The Housing Accountability and Affordability Act (SB 35) was signed by Gov. Brown on Sept. 29, 2017. This bill streamlines the approval process for affordable housing in many jurisdictions. Cities must now report annually how they have met their RHNA goals. If the goals are not met, or an annual report has not been filed, approval of qualified housing projects will be streamlined, so long as the developments are consistent with existing zoning, density, design standards and other locally adopted objective and ministerial policies and required public benefits, until these cities meet their RHNA goals.

Housing developments proposing 10% lower income units or higher percentages if there is a local BMR/inclusionary ordinance requiring a higher percentage will be fast-tracked where the local jurisdiction has not met its RHNA goals for the above moderate category.

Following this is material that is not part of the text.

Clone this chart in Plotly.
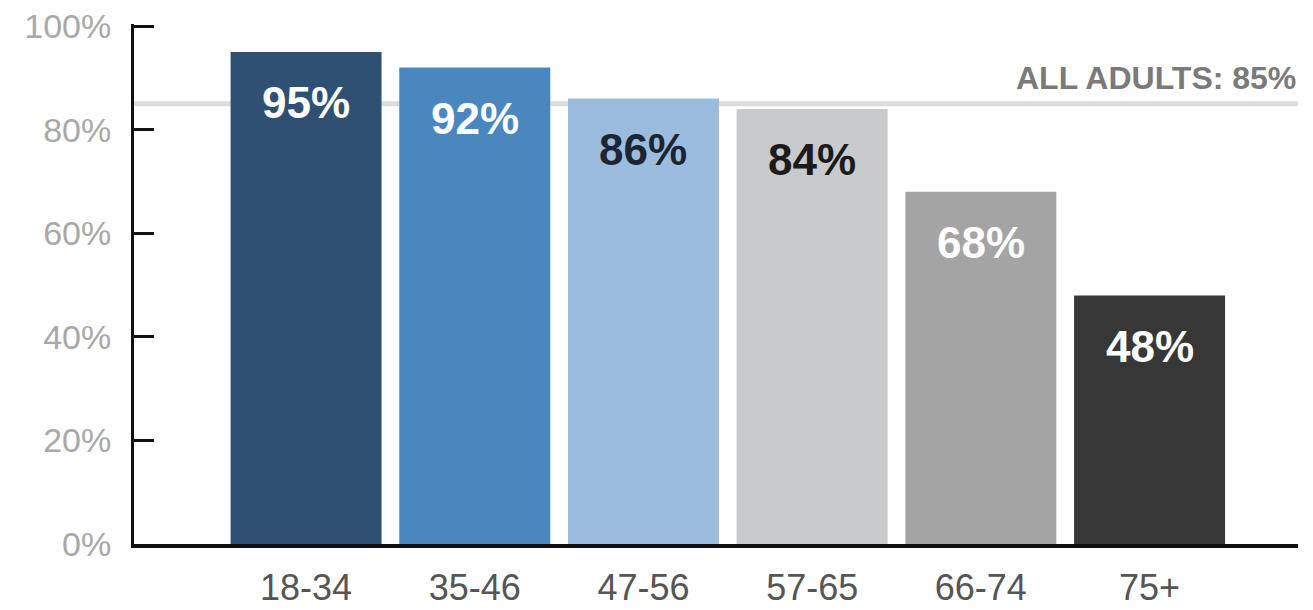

This is generally aimed at cities that are totally no-growth; as most cities in our area meet their goals for above moderate, this will have little impact. Where the RHNA goals have not been met for those categories under 80% AMI, if a development proposes to include at least 50% of the units as Lower Income units, the project will be fast-tracked. The streamlining means for example, that they if the development contains 150 or fewer units, it must be approved within 90 days of submittal. Typically, these will be all-affordable developments, and, of course, they usually need local funding. The Vallco proposal will include 50% affordable units and is proceeding based upon SB 35. 40 Main Street in Los Altos is also an SB 35 project. The City of Los Altos has appealed the court’s ruling that the project can proceed based upon SB 35.